Why do they deserve better devices than the poor ? This is why poor people are
poor. Because rich people "deserve" great experience, great progress, great
opportunities, which is another way of saying, of course, that the poor do
not.

> Look at it this way, if a $300 iPad is easy to administer, easy to manage,
> easy to get children to use, easy to clean, easy to handle, useful for
> teachers and students, and extremely reliable - that is a huge win compared
> to the status quo because it will convince schools that implementing and
> integrating technology is both a worthwhile and easy endeavor.

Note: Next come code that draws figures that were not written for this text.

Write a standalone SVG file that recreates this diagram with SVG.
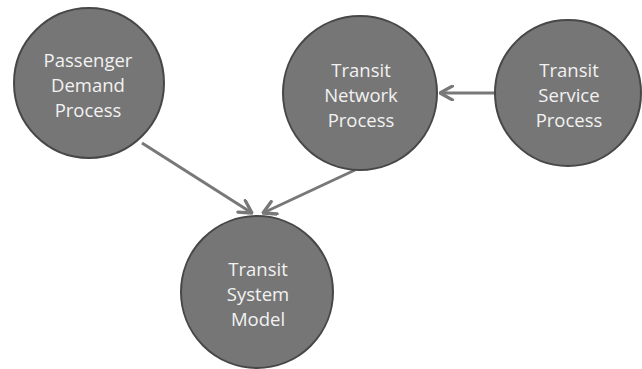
<svg xmlns="http://www.w3.org/2000/svg" width="642" height="369" viewBox="0 0 642 369">
  <style>
    .node circle { fill: #767676; stroke: #474747; stroke-width: 2; }
    .node text { fill: #f2f2f2; font-family: "Open Sans", "Liberation Sans", sans-serif; font-size: 18.5px; text-anchor: middle; }
    .edge { stroke: #787878; stroke-width: 3; fill: none; marker-end: url(#open); }
  </style>
  <defs>
    <marker id="open" viewBox="0 0 12 12" refX="11" refY="6" markerWidth="5.5" markerHeight="5.5" orient="auto" markerUnits="strokeWidth">
      <path d="M2,1 L11,6 L2,11" fill="none" stroke="#787878" stroke-width="2.4" stroke-linecap="round" stroke-linejoin="round"/>
    </marker>
  </defs>
  <rect width="642" height="369" fill="#ffffff"/>

  <g id="connectors">
    <line class="edge" x1="142" y1="143" x2="252" y2="213"/>
    <line class="edge" x1="355" y1="170" x2="263" y2="213"/>
    <line class="edge" x1="496" y1="93" x2="440" y2="93"/>
  </g>

  <g id="passenger-demand" class="node">
    <circle cx="89" cy="83" r="75"/>
    <text x="88" y="67">Passenger</text>
    <text x="88" y="92">Demand</text>
    <text x="88" y="117">Process</text>
  </g>

  <g id="transit-network" class="node">
    <circle cx="360" cy="93" r="77"/>
    <text x="361" y="77">Transit</text>
    <text x="361" y="102">Network</text>
    <text x="361" y="127">Process</text>
  </g>

  <g id="transit-service" class="node">
    <circle cx="568" cy="93" r="73"/>
    <text x="569" y="77">Transit</text>
    <text x="569" y="102">Service</text>
    <text x="569" y="127">Process</text>
  </g>

  <g id="transit-system" class="node">
    <circle cx="257" cy="292" r="76"/>
    <text x="258" y="276">Transit</text>
    <text x="258" y="301">System</text>
    <text x="258" y="326">Model</text>
  </g>
</svg>
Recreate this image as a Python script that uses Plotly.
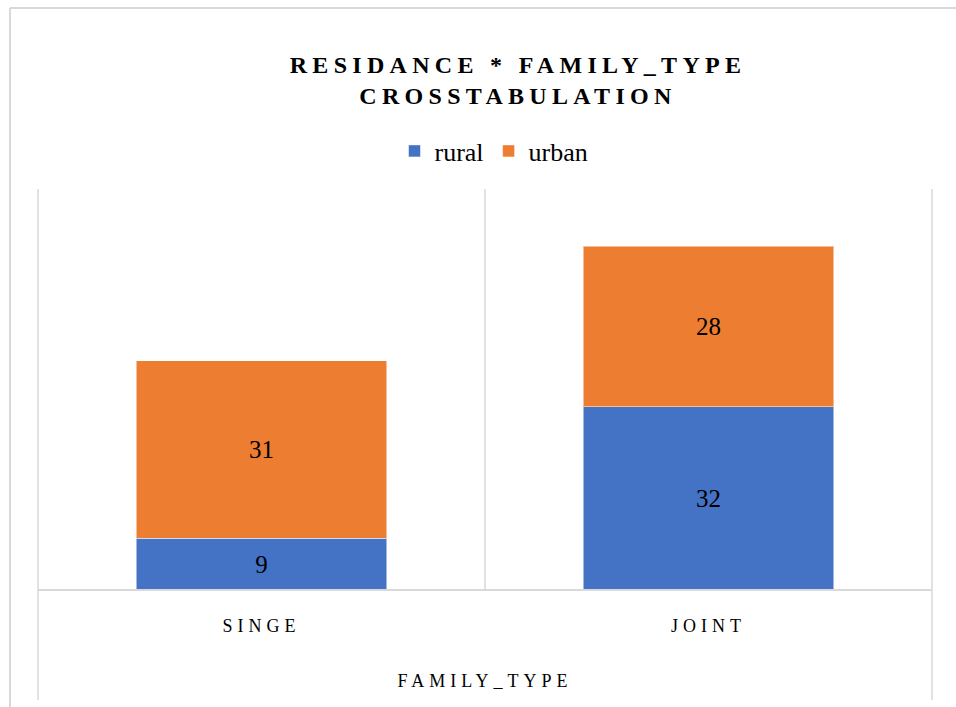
import plotly.graph_objects as go

categories = ["SINGE", "JOINT"]
rural = [9, 32]
urban = [31, 28]
series_names = ["rural", "urban"]
colors = ["#4472C4", "#ED7D31"]

W, H = 956, 707
L, R, T, B = 38, 24, 189, 117
pw, ph = W - L - R, H - T - B

def px_x(x):
    return (x - L) / pw

def px_y(y):
    return (H - B - y) / ph

FONT = "Liberation Serif"

fig = go.Figure()
for name, vals, col in zip(series_names, [rural, urban], colors):
    fig.add_trace(go.Bar(
        x=categories, y=vals, name=name,
        marker=dict(color=col, line=dict(color="rgba(255,255,255,0.5)", width=1)),
        text=[str(v) for v in vals], textposition="inside",
        insidetextanchor="middle",
        textfont=dict(family=FONT, size=25, color="#000000"),
        width=0.56,
    ))

grid = "#d9d9d9"
shapes = [
    # chart border (top & left)
    dict(type="line", xref="paper", yref="paper", x0=px_x(10), x1=px_x(960), y0=px_y(8), y1=px_y(8), line=dict(color=grid, width=2)),
    dict(type="line", xref="paper", yref="paper", x0=px_x(10), x1=px_x(10), y0=px_y(8), y1=px_y(710), line=dict(color=grid, width=2)),
    # category boundary lines
    dict(type="line", xref="paper", yref="paper", x0=0, x1=0, y0=px_y(700), y1=1, line=dict(color=grid, width=1.5)),
    dict(type="line", xref="paper", yref="paper", x0=0.5, x1=0.5, y0=0, y1=1, line=dict(color=grid, width=1.5)),
    dict(type="line", xref="paper", yref="paper", x0=1, x1=1, y0=px_y(700), y1=1, line=dict(color=grid, width=1.5)),
    # category axis line
    dict(type="line", xref="paper", yref="paper", x0=0, x1=1, y0=0, y1=0, line=dict(color=grid, width=2)),
]

fig.update_layout(
    width=W, height=H,
    margin=dict(l=L, r=R, t=T, b=B, pad=0),
    barmode="stack",
    paper_bgcolor="white", plot_bgcolor="white",
    font=dict(family=FONT, color="#000000"),
    title=dict(
        text="<b>RESIDANCE * FAMILY_TYPE<br>CROSSTABULATION</b>",
        font=dict(family=FONT, size=24, color="#000000"),
        x=518 / W, xanchor="center", xref="container",
        y=1 - 73 / H, yanchor="top", yref="container",
    ),
    legend=dict(
        orientation="h", x=px_x(494), xanchor="center",
        y=px_y(151), yanchor="middle",
        font=dict(family=FONT, size=26, color="#000000"),
        itemwidth=30, traceorder="normal",
        bgcolor="rgba(0,0,0,0)",
    ),
    xaxis=dict(
        type="category", range=[-0.5, 1.5], showgrid=False, showline=False,
        zeroline=False, ticks="outside", ticklen=19, tickcolor="rgba(0,0,0,0)",
        tickfont=dict(family=FONT, size=18, color="#000000"),
        title=dict(text="FAMILY_TYPE", font=dict(family=FONT, size=18, color="#000000"), standoff=39),
        fixedrange=True,
    ),
    yaxis=dict(range=[0, 70], visible=False, fixedrange=True),
    shapes=shapes,
    showlegend=True,
)

post = """
document.body.style.margin = '0';
var gd = document.getElementById('{plot_id}');
function ls() {
  gd.querySelectorAll('.gtitle').forEach(function(e){ e.style.letterSpacing = '5.3px'; });
  gd.querySelectorAll('.xtick text').forEach(function(e){ e.style.letterSpacing = '5px'; });
  gd.querySelectorAll('.g-xtitle text').forEach(function(e){ e.style.letterSpacing = '5px'; });
}
ls();
gd.on('plotly_afterplot', ls);
"""

fig.write_html("out.html", post_script=post, config={"displayModeBar": False})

So what you're saying is, it's a great tool for learning and bettering
yourself ... and the poor have no rights to it. (I was very poor as a child,
and lots of people, especially in my classroom, felt this way about things
like nice books/clothes/sports gear (as opposed to secondhand), later
computers, and gameboy/consoles/... thanks, people making this argument really
made one feel good)

> Can Google do something similar with Chromebooks? Sure. Is it a different
> approach from Apple? Yes. Are both approaches worthwhile? Probably yes,
> let’s see what happens.

I don't know if you've been watching chromebooks but they've also become
systematically more expensive, especially the google supported ones. Windows
10 devices are the only thing left that has decent cheap options available
(cheap meaning < $200 and usable).

Also none of the Google devices work, frankly at all, without a constant
internet connection. That's $20/kid/month on top of the basic cost for the
android/chromebook device.